**Material provided**:
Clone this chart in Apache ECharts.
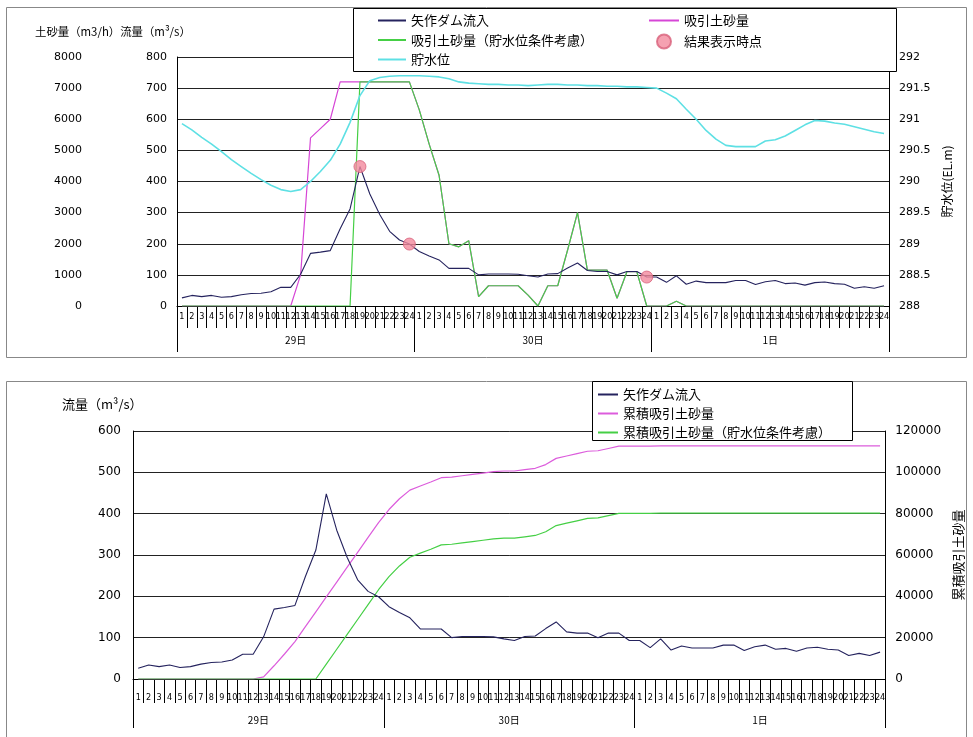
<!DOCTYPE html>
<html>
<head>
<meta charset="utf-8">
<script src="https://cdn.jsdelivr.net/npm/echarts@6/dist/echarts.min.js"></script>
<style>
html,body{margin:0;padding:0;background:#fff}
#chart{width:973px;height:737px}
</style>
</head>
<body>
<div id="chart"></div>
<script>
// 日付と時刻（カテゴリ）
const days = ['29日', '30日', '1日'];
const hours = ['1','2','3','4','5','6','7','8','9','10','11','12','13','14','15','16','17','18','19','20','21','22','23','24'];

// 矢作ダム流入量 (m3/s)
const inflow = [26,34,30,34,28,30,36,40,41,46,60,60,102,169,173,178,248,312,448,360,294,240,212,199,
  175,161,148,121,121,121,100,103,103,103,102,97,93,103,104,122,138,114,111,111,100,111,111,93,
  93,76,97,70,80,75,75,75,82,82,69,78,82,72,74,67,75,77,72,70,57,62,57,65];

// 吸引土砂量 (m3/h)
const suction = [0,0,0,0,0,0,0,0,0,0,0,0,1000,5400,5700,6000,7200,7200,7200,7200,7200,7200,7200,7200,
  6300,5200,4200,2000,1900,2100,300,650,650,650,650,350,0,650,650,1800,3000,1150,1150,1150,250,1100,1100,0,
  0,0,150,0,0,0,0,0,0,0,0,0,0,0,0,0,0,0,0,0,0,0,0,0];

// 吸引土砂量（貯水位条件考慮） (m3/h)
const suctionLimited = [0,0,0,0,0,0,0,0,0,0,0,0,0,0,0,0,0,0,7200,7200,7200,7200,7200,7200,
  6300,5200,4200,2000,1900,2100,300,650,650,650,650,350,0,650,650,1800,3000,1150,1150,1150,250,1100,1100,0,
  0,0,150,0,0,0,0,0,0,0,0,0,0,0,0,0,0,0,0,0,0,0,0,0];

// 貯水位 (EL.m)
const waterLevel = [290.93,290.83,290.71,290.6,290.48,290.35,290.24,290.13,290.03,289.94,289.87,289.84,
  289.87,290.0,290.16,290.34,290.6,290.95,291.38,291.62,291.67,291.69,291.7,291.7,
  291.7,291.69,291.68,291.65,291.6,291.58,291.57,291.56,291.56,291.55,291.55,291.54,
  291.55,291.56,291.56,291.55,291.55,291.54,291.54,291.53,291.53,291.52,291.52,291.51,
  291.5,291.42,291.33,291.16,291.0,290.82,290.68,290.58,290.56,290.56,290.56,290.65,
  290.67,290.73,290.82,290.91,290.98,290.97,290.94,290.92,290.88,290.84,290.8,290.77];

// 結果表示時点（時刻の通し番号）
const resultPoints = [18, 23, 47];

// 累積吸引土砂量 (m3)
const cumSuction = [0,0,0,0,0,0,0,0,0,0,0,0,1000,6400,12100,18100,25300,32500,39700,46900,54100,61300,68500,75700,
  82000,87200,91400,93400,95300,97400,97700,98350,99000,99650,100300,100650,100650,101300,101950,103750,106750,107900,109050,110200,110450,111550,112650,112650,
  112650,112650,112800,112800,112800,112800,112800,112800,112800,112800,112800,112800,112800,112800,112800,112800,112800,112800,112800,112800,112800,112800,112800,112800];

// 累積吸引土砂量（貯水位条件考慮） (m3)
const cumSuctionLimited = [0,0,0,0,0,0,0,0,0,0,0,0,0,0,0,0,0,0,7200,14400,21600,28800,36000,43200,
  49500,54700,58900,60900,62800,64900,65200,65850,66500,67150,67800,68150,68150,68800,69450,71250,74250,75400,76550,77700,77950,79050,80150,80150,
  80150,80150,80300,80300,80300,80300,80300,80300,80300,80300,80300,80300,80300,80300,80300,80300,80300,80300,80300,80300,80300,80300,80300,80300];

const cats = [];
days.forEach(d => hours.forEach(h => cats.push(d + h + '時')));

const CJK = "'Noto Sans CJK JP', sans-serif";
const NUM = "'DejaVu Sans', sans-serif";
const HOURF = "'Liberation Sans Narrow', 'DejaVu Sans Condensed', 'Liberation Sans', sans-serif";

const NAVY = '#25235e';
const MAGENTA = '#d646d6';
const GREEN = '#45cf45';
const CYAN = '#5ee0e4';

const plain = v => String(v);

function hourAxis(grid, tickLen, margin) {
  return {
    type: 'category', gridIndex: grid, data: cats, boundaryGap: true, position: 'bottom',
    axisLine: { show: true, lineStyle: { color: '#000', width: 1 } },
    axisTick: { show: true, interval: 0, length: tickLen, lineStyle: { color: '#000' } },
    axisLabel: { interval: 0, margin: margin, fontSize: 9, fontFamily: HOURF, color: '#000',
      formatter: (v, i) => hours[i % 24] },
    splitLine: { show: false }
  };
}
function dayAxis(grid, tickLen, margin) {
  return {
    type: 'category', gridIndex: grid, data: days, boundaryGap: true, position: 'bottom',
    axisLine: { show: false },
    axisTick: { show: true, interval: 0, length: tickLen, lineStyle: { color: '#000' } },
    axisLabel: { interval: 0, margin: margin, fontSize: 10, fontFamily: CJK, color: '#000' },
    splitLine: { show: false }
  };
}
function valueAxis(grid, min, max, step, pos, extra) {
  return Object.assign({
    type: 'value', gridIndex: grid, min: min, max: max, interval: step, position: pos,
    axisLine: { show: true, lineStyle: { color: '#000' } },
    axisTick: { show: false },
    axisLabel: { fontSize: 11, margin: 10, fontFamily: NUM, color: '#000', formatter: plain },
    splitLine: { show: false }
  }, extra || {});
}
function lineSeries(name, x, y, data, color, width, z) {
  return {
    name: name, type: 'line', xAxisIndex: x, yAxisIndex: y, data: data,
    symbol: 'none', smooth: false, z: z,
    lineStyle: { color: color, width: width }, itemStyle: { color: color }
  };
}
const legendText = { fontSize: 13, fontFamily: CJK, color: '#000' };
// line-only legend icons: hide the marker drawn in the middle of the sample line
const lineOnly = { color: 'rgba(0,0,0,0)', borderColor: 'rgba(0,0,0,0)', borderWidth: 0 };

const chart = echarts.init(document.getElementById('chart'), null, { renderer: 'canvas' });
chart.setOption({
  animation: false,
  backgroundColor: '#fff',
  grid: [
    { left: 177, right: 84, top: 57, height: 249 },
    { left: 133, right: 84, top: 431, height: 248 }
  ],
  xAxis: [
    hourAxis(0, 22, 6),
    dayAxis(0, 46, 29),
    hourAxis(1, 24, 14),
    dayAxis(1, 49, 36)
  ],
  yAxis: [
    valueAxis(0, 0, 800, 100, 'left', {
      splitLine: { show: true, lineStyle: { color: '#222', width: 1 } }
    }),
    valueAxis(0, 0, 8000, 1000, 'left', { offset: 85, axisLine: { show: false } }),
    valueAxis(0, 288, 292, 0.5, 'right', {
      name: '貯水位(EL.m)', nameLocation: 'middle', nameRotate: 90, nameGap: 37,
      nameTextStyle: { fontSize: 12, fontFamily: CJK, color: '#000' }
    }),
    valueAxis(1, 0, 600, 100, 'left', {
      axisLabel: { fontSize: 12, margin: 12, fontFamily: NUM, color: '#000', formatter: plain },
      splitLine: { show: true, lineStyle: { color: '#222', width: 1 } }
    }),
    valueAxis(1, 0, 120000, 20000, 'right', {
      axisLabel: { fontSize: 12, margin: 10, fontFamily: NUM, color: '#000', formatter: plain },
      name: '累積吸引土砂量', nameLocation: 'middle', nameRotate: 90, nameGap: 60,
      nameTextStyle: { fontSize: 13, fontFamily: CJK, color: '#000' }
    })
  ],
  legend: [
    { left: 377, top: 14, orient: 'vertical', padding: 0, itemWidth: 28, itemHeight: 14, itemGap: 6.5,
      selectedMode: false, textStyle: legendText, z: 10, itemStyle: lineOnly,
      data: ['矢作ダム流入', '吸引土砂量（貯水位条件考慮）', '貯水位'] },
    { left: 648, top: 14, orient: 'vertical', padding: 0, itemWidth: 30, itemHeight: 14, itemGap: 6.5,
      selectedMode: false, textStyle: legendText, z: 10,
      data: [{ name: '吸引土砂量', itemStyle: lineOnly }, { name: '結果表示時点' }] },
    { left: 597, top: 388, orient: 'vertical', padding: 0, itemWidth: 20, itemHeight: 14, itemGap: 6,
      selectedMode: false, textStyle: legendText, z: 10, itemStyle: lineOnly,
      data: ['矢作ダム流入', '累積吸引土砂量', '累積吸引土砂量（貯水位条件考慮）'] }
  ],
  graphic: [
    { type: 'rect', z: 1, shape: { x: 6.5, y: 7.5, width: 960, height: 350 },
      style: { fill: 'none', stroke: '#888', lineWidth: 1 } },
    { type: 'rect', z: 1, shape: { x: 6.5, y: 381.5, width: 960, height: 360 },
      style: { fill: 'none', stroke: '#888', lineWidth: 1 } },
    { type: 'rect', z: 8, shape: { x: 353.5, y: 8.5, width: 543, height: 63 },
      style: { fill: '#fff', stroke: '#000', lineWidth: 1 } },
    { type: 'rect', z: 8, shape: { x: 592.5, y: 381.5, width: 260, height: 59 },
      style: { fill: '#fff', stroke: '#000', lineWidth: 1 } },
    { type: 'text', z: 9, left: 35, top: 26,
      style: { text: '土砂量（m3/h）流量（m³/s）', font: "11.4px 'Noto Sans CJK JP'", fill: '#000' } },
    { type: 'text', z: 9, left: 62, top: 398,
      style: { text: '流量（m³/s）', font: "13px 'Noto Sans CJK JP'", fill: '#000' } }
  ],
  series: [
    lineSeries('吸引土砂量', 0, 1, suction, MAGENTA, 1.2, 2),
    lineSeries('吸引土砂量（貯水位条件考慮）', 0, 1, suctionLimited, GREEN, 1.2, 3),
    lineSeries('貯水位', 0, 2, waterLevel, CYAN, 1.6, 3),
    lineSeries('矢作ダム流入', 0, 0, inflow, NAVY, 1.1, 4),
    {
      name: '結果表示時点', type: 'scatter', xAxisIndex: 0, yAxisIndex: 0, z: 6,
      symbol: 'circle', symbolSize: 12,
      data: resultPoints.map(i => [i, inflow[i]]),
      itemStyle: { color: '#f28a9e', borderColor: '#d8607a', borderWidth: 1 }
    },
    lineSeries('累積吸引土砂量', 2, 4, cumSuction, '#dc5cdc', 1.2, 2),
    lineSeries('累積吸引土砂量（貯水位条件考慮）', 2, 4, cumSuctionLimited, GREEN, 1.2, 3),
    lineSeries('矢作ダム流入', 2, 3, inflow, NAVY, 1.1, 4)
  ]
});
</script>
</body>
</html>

--

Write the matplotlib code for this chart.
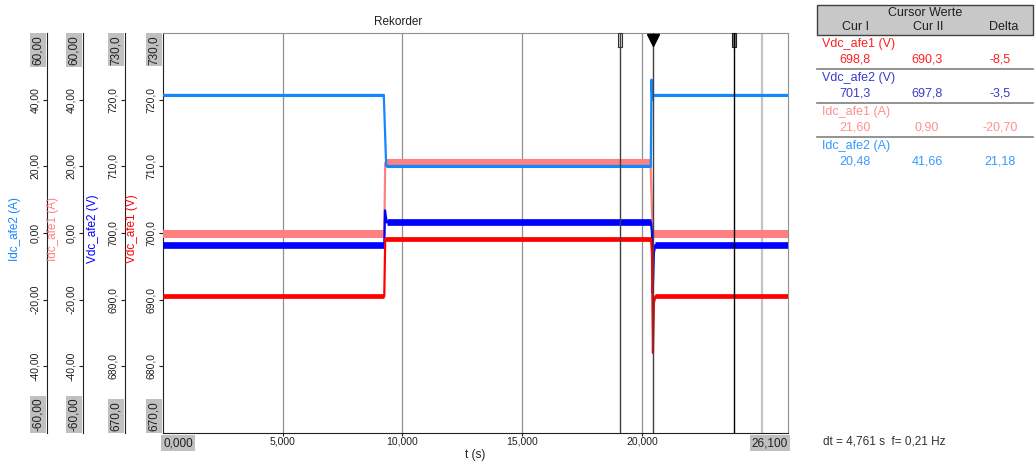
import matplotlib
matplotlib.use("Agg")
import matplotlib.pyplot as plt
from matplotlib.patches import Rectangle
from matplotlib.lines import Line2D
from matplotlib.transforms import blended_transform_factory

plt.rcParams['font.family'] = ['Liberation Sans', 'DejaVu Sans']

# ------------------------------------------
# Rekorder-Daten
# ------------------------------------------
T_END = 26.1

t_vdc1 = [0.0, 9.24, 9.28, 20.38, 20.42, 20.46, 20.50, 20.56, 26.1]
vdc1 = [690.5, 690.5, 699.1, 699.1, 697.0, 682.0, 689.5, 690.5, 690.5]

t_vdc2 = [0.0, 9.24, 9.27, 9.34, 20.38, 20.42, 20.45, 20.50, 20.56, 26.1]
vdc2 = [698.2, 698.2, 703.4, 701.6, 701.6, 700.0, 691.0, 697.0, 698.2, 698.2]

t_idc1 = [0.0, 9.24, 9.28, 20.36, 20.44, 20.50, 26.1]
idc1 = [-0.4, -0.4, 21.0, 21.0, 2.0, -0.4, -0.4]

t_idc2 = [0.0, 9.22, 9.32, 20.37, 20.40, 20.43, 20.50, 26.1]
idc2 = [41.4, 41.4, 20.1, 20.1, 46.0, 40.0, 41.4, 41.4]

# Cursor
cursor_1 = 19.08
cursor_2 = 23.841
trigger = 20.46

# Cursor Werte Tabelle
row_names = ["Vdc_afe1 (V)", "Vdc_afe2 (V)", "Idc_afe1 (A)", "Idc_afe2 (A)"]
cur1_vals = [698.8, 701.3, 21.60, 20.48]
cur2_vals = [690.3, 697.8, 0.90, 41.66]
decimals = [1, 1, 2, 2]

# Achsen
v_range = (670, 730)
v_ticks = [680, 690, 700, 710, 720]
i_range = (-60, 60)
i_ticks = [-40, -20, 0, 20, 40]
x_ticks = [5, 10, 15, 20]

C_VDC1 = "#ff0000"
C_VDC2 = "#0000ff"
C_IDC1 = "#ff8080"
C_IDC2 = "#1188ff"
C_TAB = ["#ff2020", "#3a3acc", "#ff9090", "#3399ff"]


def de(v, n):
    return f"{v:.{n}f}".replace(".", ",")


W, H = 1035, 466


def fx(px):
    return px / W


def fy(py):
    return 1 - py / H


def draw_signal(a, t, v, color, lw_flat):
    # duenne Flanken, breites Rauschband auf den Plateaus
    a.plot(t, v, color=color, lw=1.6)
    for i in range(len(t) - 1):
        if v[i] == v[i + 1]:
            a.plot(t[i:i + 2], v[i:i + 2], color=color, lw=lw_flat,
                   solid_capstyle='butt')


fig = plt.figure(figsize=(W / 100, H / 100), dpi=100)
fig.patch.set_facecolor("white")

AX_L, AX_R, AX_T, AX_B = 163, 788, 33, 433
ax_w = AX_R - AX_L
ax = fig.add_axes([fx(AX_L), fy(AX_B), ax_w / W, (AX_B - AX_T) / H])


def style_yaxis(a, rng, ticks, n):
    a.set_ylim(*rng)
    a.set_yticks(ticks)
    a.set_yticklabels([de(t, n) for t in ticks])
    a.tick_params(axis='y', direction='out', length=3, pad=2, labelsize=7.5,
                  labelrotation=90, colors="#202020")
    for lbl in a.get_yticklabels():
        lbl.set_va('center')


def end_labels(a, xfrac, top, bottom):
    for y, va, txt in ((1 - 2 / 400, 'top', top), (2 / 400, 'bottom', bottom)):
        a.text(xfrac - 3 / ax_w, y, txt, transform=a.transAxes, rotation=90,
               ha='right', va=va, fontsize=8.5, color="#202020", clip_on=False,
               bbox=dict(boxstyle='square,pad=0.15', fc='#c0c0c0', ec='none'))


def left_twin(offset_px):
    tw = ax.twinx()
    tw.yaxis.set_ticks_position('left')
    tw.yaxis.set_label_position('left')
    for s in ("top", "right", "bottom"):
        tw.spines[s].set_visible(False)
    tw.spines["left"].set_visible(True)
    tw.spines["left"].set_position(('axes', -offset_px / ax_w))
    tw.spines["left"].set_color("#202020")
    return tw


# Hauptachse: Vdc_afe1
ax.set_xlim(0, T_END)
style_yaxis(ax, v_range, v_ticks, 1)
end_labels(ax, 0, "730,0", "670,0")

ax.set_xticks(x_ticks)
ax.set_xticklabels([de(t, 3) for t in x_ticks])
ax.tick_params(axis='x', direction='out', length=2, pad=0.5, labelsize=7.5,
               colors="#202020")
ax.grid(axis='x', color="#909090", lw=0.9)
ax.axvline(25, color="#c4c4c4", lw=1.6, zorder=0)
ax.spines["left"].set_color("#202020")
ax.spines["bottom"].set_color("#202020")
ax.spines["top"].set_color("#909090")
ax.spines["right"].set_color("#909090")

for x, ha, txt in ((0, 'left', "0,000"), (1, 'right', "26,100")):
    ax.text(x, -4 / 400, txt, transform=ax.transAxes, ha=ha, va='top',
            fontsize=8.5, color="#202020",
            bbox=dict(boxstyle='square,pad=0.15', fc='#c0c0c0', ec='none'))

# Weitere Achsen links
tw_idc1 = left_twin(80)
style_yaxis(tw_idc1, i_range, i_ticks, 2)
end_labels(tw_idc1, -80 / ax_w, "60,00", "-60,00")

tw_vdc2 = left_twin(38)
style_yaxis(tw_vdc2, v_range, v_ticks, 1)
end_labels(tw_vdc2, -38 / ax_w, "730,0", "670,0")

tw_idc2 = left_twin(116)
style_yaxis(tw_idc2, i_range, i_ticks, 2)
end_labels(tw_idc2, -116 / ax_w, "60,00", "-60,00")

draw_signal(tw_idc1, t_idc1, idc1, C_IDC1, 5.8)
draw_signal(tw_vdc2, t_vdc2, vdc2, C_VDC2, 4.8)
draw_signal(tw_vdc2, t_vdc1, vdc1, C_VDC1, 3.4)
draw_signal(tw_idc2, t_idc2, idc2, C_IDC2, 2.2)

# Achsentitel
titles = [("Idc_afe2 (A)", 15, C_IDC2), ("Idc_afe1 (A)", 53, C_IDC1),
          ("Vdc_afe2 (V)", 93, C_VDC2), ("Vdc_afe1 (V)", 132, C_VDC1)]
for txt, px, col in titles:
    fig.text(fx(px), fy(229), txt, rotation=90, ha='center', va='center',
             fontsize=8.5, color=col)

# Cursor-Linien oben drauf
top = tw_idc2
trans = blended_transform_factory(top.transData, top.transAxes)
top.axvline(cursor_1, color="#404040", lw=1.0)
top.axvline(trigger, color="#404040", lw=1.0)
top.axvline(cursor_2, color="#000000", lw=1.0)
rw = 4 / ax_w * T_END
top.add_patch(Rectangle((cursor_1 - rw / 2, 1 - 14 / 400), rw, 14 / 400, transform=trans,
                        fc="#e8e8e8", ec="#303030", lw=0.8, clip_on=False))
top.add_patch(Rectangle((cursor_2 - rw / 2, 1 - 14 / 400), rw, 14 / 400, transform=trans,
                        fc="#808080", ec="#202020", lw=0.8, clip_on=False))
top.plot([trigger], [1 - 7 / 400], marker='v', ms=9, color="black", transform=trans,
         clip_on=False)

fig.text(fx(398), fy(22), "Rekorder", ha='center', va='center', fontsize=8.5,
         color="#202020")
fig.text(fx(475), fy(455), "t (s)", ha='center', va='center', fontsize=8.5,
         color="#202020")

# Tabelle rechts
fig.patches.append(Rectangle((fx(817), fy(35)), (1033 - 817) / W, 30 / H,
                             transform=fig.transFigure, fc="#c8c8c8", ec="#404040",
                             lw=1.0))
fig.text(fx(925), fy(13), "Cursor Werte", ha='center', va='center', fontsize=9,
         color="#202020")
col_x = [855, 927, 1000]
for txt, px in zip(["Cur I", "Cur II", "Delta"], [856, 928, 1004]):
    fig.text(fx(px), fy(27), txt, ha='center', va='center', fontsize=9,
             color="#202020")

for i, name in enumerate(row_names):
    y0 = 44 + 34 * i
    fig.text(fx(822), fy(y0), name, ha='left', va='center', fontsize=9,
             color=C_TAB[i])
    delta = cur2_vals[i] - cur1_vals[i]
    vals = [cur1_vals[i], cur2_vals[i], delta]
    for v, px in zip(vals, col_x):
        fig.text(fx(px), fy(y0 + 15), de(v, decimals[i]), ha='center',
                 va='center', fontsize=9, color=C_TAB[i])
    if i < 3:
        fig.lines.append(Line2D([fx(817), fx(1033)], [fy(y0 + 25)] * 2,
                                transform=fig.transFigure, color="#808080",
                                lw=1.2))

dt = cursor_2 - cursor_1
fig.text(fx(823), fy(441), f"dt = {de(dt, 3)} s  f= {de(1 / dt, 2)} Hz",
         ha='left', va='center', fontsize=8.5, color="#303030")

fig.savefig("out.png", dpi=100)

**Directive**: In the records above, find the line with "Write the matplotlib code for this chart." and the line with "plt.rcParams['font.family'] = ['Liberation", then restate word for word only those two lines and all lines between, omitting pictures.

**Finished exercise**:
Write the matplotlib code for this chart.
import matplotlib
matplotlib.use("Agg")
import matplotlib.pyplot as plt
from matplotlib.patches import Rectangle
from matplotlib.lines import Line2D
from matplotlib.transforms import blended_transform_factory

plt.rcParams['font.family'] = ['Liberation Sans', 'DejaVu Sans']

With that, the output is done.